Let $a,b,c$ be given positive integers. Prove that there exists some positive integer $N$ such that \[ a\mid Nbc+b+c,\ b\mid Nca+c+a,\ c\mid Nab+a+b \] if and only if, denoting $d=\gcd(a,b,c)$ and $a=dx$, $b=dy$, $c=dz$, the positive integers $x,y,z$ are pairwise coprime, and also $\gcd(d,xyz) \mid x+y+z$. (Dan Schwarz)
Problem
Source: 4th stars of mathematics,problem4
Tags: number theory proposed, number theory
yunxiu
01.01.2012 13:38
From $a\mid Nbc + b + c$ we have $x\mid Ndyz + y + z$. If $\gcd(x,y) = m$, then $m\mid z$, so $m = 1$, hence $x,y,z$ are pairwise coprime (because $x\mid Ndyz + y + z$, $y\mid Ndzx + z + x$, $z\mid Ndxy + x + y$).
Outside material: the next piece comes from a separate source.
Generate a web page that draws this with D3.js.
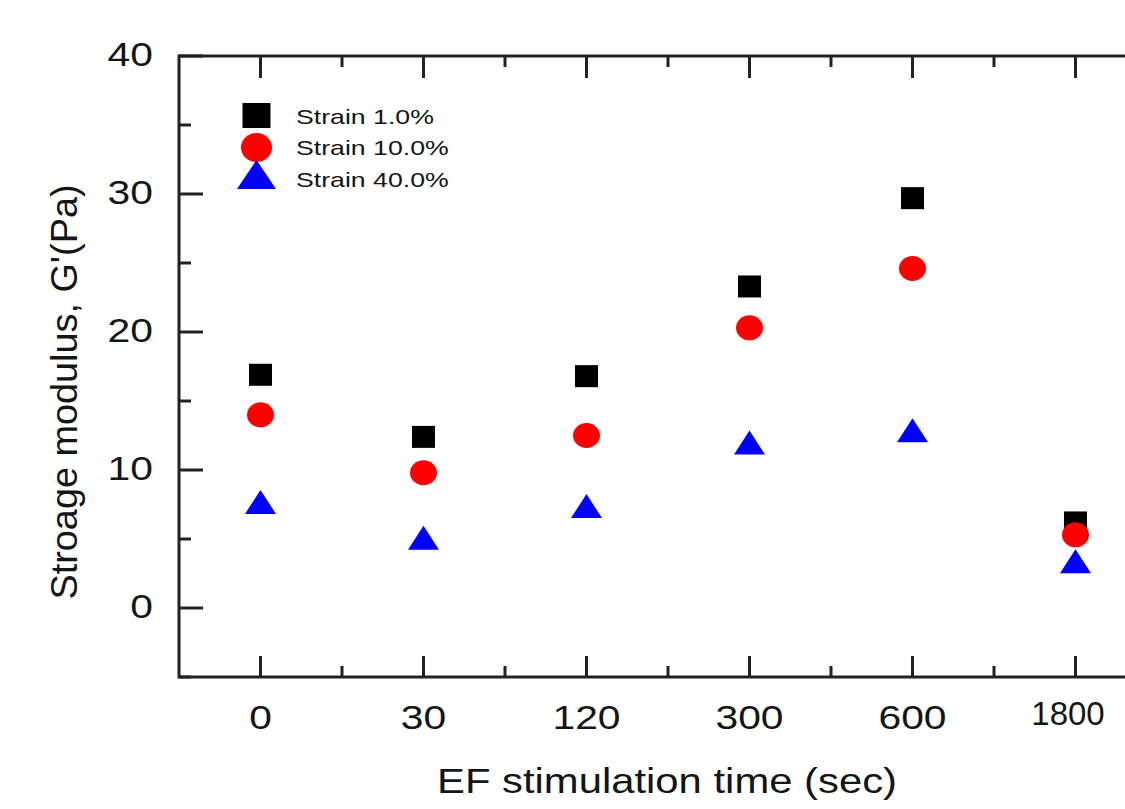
<!DOCTYPE html>
<html>
<head>
<meta charset="utf-8">
<script src="https://cdn.jsdelivr.net/npm/d3@7"></script>
<style>
  body { margin: 0; background: #fff; }
  svg text { font-family: "Liberation Sans", Arial, sans-serif; fill: #151515; }
</style>
</head>
<body>
<svg id="chart" width="1125" height="809"></svg>
<script>
// EF stimulation time categories (sec)
const times = ["0", "30", "120", "300", "600", "1800"];
const strain1 = [16.9, 12.4, 16.8, 23.3, 29.7, 6.2];
const strain10 = [14.0, 9.8, 12.5, 20.3, 24.6, 5.3];
const strain40 = [7.6, 5.0, 7.3, 11.9, 12.8, 3.3];
const yTicks = [0, 10, 20, 30, 40];
const yMinor = [-5, 5, 15, 25, 35];

const series = [
    { name: "Strain 1.0%", values: strain1, shape: "square", color: "#000000" },
    { name: "Strain 10.0%", values: strain10, shape: "circle", color: "#ff0000" },
    { name: "Strain 40.0%", values: strain40, shape: "triangle", color: "#0000ff" }
];

const svg = d3.select("#chart");
const pLeft = 179, pTop = 56, pBottom = 677, pRight = 1157;
const axisColor = "#222";

const x = d3.scaleLinear().domain([-0.5, times.length - 0.5]).range([pLeft, pRight]);
const y = d3.scaleLinear().domain([-5, 40]).range([pBottom, pTop]);

const idx = d3.range(times.length);
const minorX = d3.range(times.length + 1).map(i => i - 0.5).filter(v => v > -0.5);

// the source picture is a little stretched sideways, so text gets scaleX
const addText = function (g, tx, ty, str, size, sx, anchor) {
    return g.append("text")
        .attr("transform", `translate(${tx},${ty}) scale(${sx},1)`)
        .attr("text-anchor", anchor || "start")
        .attr("font-size", size)
        .text(str);
};

// frame
const frame = svg.append("g");
frame.append("rect")
    .attr("x", pLeft).attr("y", pTop)
    .attr("width", pRight - pLeft).attr("height", pBottom - pTop)
    .attr("fill", "none").attr("stroke", axisColor).attr("stroke-width", 3);

// ticks, all pointing inward
const drawTicks = function (vals, len, axis) {
    vals.forEach(v => {
        if (axis === "bottom") {
            frame.append("line").attr("x1", x(v)).attr("x2", x(v)).attr("y1", pBottom).attr("y2", pBottom - len);
        } else if (axis === "top") {
            frame.append("line").attr("x1", x(v)).attr("x2", x(v)).attr("y1", pTop).attr("y2", pTop + len);
        } else {
            frame.append("line").attr("x1", pLeft).attr("x2", pLeft + len).attr("y1", y(v)).attr("y2", y(v));
        }
    });
};
drawTicks(idx, 21, "bottom");
drawTicks(minorX, 11, "bottom");
drawTicks(idx, 22, "top");
drawTicks(minorX, 11, "top");
drawTicks(yTicks, 24, "left");
drawTicks(yMinor, 12, "left");
frame.selectAll("line").attr("stroke", axisColor).attr("stroke-width", 3);

// tick labels
const labels = svg.append("g");
yTicks.forEach(v => addText(labels, 153, y(v) + 10, v, 34, 1.2, "end"));
times.forEach((t, i) => {
    if (i === times.length - 1) {
        addText(labels, 1068, 725, t, 33, 1.0, "middle");
    } else {
        addText(labels, x(i), 729, t, 34, 1.2, "middle");
    }
});

// axis titles
svg.append("text")
    .attr("x", 667).attr("y", 793)
    .attr("text-anchor", "middle")
    .attr("font-size", 35)
    .attr("textLength", 460)
    .attr("lengthAdjust", "spacingAndGlyphs")
    .text("EF stimulation time (sec)");

svg.append("text")
    .attr("transform", "translate(77,392) rotate(-90)")
    .attr("text-anchor", "middle")
    .attr("font-size", 37)
    .attr("textLength", 415)
    .attr("lengthAdjust", "spacingAndGlyphs")
    .text("Stroage modulus, G'(Pa)");

// markers
const drawMarker = function (g, shape, color, cx, cy, s) {
    if (shape === "square") {
        g.append("rect").attr("x", cx - s.sw / 2).attr("y", cy - s.sh / 2)
            .attr("width", s.sw).attr("height", s.sh).attr("fill", color);
    } else if (shape === "circle") {
        g.append("ellipse").attr("cx", cx).attr("cy", cy).attr("rx", s.rx).attr("ry", s.ry).attr("fill", color);
    } else {
        const w = s.tw, h = s.th;
        g.append("path")
            .attr("d", `M${cx},${cy - h * 0.55}L${cx + w / 2},${cy + h * 0.45}L${cx - w / 2},${cy + h * 0.45}Z`)
            .attr("fill", color);
    }
};

const dataSize = { sw: 23, sh: 22, rx: 13.5, ry: 12.5, tw: 31, th: 24 };
const marks = svg.append("g");
series.forEach(s => {
    s.values.forEach((v, i) => {
        drawMarker(marks, s.shape, s.color, x(i), y(v), dataSize);
    });
});

// legend
const legendSize = { sw: 28, sh: 25, rx: 15.5, ry: 14.5, tw: 39, th: 29 };
const legendY = [115.5, 147.5, 176];
const legendBase = [124, 155, 187];
const legend = svg.append("g");
series.forEach((s, i) => {
    drawMarker(legend, s.shape, s.color, 256.5, legendY[i], legendSize);
    addText(legend, 296, legendBase[i], s.name, 21, 1.27);
});
</script>
</body>
</html>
Consider $T = Ndyz + Ndzx + Ndxy + x + y + z$; then $x\mid T$, $y\mid T$, $z\mid T$, so $xyz\mid T$. Suppose $\gcd(d,xyz) = r$; then $r\mid T=Ndyz + Ndzx + Ndxy + x + y + z$, so $r\mid x + y + z$, and we're done.
mavropnevma
01.01.2012 14:59
But the problem requires "if and only if". It only has been proved that, if $N$ exists satisfying the former divisibility conditions, then the latter conditions on $a,b,c$ are also satisfied. It remains to prove that, under those latter conditions, some $N$ exists satisfying the former divisibility conditions.
yunxiu
02.01.2012 15:56
If $\gcd (d,xyz)\mid x + y + z$ and $x,y,z$ are pairwise corprime, then $\gcd \left( {xy + yz + zx,xyz} \right) = 1$. By Bézout's relation there exist $N,k$ satisfying $kxyz - Nd(xy + yz + zx) = x + y + z$, so $xyz\mid x + y + z + Nd(xy + yz + zx)$, hence we have $x\mid Ndyz + y + z$, $y\mid Ndzx + z + x$, $z\mid Ndxy + x + y$, and we're done.